[Problem]
Print, word for word, every line from the beginning of the listing up to and including the line with "const bTicks = [0,20,40,60,80,100];". Pictures are to be excluded.

[Dataset content]

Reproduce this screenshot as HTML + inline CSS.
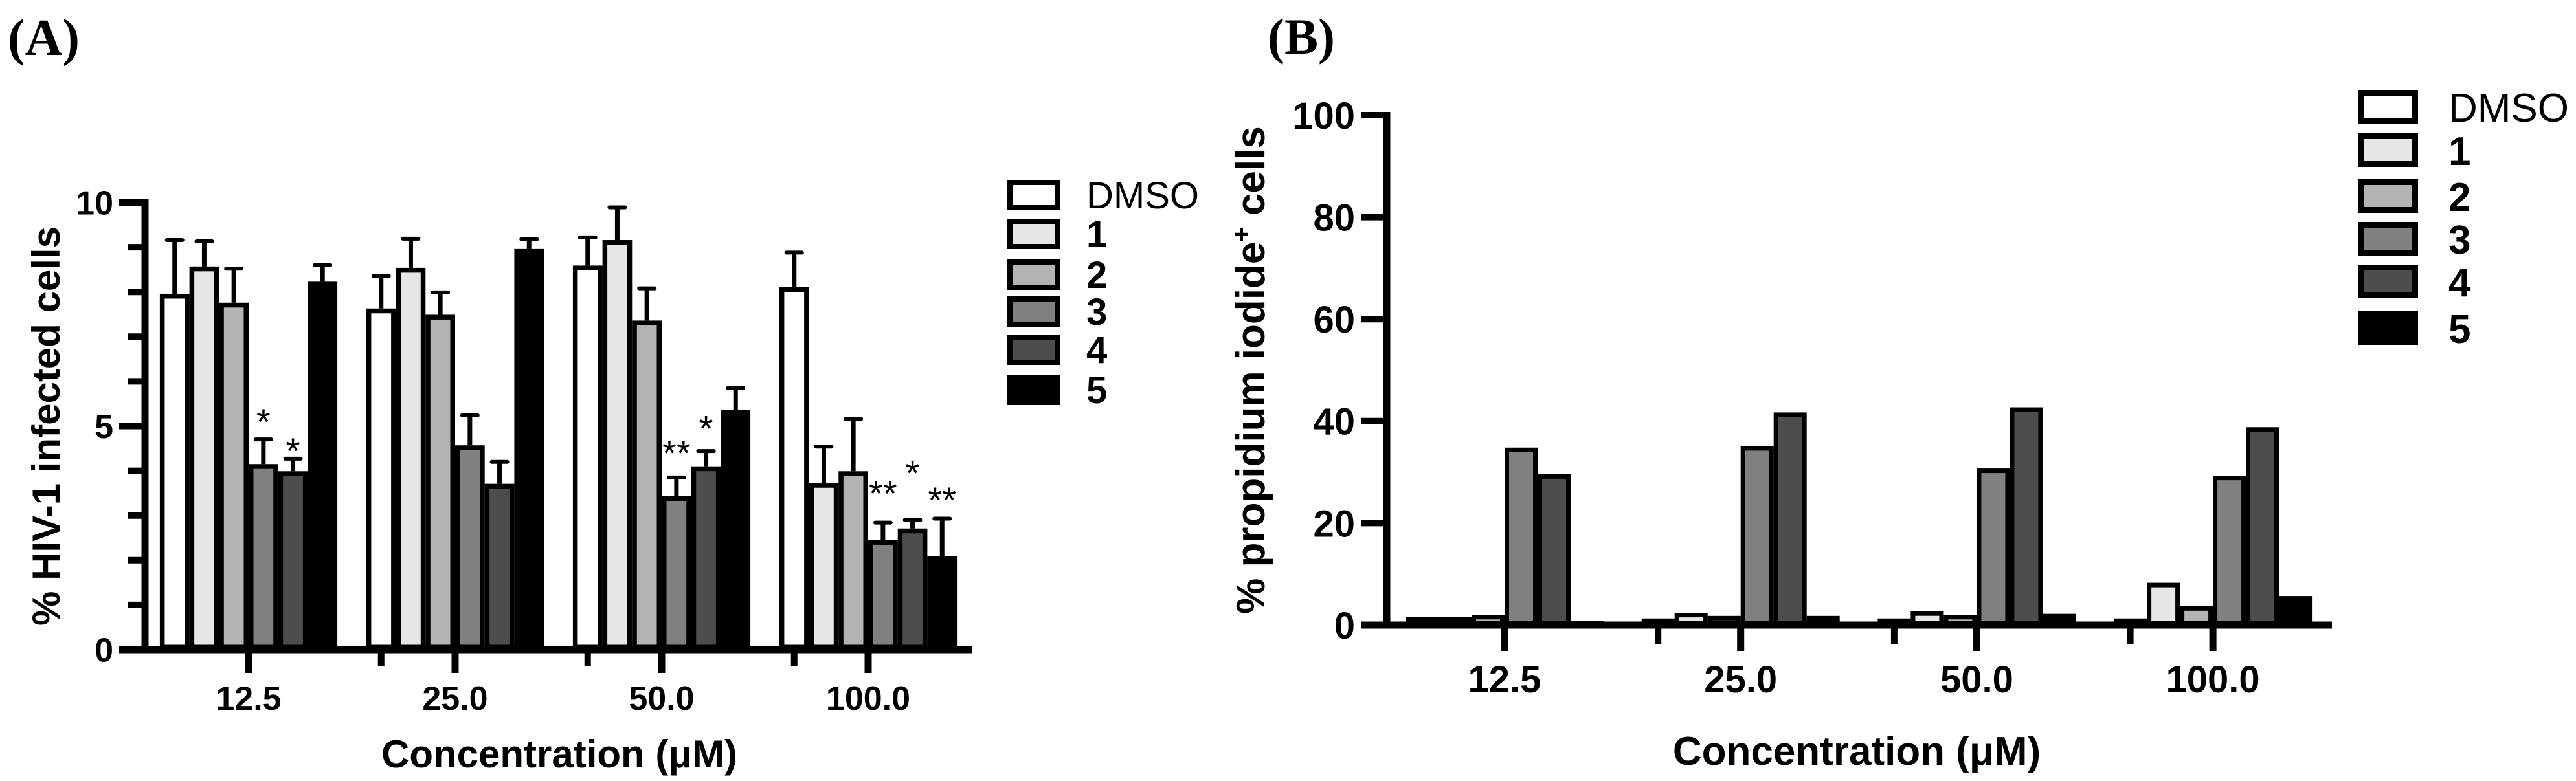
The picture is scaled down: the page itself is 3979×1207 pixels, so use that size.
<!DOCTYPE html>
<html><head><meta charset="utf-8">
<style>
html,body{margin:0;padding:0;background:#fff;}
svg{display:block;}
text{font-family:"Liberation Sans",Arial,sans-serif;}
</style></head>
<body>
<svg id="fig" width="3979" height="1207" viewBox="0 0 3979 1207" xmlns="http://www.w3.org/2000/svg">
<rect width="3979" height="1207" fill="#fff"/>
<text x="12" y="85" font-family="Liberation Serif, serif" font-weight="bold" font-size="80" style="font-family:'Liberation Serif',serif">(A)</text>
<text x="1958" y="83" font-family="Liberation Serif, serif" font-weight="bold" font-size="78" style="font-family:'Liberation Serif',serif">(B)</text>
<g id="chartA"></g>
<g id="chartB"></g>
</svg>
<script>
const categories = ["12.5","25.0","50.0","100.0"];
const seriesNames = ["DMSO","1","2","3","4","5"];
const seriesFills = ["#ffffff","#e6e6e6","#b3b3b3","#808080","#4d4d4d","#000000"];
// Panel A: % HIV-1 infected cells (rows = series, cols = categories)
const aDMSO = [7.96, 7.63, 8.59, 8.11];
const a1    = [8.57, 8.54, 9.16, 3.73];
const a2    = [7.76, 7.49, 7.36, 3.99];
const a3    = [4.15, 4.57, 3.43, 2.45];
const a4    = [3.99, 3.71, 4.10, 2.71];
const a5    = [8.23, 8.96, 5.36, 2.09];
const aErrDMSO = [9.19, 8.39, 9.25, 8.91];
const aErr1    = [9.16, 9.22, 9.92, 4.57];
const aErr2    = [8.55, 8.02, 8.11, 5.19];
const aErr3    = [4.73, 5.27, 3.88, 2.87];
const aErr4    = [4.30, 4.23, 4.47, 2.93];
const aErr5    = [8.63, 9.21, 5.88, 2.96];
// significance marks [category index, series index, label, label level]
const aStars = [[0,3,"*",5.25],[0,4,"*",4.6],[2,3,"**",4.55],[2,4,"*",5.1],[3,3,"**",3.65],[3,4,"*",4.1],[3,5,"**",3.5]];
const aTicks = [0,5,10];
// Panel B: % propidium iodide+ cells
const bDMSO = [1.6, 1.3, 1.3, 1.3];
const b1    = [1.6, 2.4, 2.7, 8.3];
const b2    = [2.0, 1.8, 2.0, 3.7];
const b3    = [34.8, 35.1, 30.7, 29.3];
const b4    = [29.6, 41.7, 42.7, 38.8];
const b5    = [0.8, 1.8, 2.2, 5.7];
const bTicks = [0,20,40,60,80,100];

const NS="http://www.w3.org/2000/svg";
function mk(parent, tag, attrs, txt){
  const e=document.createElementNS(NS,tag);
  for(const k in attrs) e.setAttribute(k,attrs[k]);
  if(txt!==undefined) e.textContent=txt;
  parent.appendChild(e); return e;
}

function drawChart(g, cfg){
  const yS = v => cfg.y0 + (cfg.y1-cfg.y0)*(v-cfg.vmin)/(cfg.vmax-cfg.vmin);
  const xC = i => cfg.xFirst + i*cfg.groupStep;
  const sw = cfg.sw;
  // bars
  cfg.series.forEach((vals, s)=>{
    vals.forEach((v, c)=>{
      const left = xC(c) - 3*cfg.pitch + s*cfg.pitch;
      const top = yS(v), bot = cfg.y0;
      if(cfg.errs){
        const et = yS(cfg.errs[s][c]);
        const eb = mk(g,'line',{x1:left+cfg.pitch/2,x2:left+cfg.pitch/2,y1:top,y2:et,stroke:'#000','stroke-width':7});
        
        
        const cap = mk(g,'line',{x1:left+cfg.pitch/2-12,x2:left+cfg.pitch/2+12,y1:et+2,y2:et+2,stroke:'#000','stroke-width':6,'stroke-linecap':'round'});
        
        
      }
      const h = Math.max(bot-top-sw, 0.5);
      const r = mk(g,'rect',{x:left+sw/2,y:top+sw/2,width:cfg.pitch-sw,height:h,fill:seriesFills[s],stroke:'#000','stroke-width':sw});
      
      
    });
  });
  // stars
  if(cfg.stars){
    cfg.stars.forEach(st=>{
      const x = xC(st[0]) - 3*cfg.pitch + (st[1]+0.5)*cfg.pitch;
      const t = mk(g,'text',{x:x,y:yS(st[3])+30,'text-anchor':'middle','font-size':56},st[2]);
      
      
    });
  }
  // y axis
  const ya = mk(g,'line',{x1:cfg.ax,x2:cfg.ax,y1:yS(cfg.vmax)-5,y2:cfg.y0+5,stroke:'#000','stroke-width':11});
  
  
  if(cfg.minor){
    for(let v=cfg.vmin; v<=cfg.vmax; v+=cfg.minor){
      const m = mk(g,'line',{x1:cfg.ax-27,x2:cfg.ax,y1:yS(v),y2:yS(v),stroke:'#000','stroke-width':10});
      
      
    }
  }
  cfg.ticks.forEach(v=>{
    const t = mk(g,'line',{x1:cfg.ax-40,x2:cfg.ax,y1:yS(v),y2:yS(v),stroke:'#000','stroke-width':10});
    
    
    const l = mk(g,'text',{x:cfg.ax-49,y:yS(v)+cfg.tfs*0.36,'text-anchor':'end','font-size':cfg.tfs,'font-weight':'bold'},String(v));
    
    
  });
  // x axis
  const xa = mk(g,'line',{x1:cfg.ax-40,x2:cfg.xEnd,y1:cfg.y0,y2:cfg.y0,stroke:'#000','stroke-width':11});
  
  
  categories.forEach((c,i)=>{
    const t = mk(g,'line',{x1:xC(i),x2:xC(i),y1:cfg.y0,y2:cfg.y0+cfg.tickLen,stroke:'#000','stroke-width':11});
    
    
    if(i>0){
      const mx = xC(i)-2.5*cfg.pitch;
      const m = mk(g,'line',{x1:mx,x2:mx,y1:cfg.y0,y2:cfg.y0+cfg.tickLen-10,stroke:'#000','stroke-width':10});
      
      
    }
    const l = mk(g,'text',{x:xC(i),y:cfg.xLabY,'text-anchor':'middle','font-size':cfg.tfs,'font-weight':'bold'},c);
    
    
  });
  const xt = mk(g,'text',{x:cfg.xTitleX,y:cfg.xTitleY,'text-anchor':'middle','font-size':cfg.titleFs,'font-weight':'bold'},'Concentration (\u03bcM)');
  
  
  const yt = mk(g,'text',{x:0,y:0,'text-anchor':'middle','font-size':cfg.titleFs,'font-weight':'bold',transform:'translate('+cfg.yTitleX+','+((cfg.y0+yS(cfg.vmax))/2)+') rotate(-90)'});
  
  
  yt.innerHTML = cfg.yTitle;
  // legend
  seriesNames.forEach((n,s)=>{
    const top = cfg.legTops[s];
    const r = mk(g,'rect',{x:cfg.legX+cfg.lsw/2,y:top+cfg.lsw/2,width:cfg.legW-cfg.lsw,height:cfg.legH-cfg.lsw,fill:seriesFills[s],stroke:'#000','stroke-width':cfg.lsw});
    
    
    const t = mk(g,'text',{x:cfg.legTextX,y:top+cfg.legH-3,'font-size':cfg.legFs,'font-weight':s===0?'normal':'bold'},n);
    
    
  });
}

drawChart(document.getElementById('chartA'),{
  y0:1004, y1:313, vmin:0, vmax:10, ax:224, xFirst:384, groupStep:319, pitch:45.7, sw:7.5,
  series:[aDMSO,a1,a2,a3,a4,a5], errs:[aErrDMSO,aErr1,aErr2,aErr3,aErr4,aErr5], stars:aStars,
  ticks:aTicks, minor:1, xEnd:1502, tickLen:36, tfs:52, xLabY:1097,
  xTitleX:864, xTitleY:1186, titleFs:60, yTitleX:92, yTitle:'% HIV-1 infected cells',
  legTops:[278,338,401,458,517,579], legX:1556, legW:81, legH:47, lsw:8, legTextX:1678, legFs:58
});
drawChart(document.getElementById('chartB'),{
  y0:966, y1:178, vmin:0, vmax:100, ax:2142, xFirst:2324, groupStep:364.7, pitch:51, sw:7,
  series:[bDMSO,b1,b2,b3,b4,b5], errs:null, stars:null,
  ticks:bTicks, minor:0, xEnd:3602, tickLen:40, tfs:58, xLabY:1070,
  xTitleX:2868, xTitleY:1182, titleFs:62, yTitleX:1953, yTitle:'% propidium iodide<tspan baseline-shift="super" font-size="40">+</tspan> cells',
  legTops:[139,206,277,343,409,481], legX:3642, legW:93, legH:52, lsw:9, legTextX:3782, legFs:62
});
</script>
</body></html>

[Answer to this problem]
Reproduce this screenshot as HTML + inline CSS.
The picture is scaled down: the page itself is 3979×1207 pixels, so use that size.
<!DOCTYPE html>
<html><head><meta charset="utf-8">
<style>
html,body{margin:0;padding:0;background:#fff;}
svg{display:block;}
text{font-family:"Liberation Sans",Arial,sans-serif;}
</style></head>
<body>
<svg id="fig" width="3979" height="1207" viewBox="0 0 3979 1207" xmlns="http://www.w3.org/2000/svg">
<rect width="3979" height="1207" fill="#fff"/>
<text x="12" y="85" font-family="Liberation Serif, serif" font-weight="bold" font-size="80" style="font-family:'Liberation Serif',serif">(A)</text>
<text x="1958" y="83" font-family="Liberation Serif, serif" font-weight="bold" font-size="78" style="font-family:'Liberation Serif',serif">(B)</text>
<g id="chartA"></g>
<g id="chartB"></g>
</svg>
<script>
const categories = ["12.5","25.0","50.0","100.0"];
const seriesNames = ["DMSO","1","2","3","4","5"];
const seriesFills = ["#ffffff","#e6e6e6","#b3b3b3","#808080","#4d4d4d","#000000"];
// Panel A: % HIV-1 infected cells (rows = series, cols = categories)
const aDMSO = [7.96, 7.63, 8.59, 8.11];
const a1    = [8.57, 8.54, 9.16, 3.73];
const a2    = [7.76, 7.49, 7.36, 3.99];
const a3    = [4.15, 4.57, 3.43, 2.45];
const a4    = [3.99, 3.71, 4.10, 2.71];
const a5    = [8.23, 8.96, 5.36, 2.09];
const aErrDMSO = [9.19, 8.39, 9.25, 8.91];
const aErr1    = [9.16, 9.22, 9.92, 4.57];
const aErr2    = [8.55, 8.02, 8.11, 5.19];
const aErr3    = [4.73, 5.27, 3.88, 2.87];
const aErr4    = [4.30, 4.23, 4.47, 2.93];
const aErr5    = [8.63, 9.21, 5.88, 2.96];
// significance marks [category index, series index, label, label level]
const aStars = [[0,3,"*",5.25],[0,4,"*",4.6],[2,3,"**",4.55],[2,4,"*",5.1],[3,3,"**",3.65],[3,4,"*",4.1],[3,5,"**",3.5]];
const aTicks = [0,5,10];
// Panel B: % propidium iodide+ cells
const bDMSO = [1.6, 1.3, 1.3, 1.3];
const b1    = [1.6, 2.4, 2.7, 8.3];
const b2    = [2.0, 1.8, 2.0, 3.7];
const b3    = [34.8, 35.1, 30.7, 29.3];
const b4    = [29.6, 41.7, 42.7, 38.8];
const b5    = [0.8, 1.8, 2.2, 5.7];
const bTicks = [0,20,40,60,80,100];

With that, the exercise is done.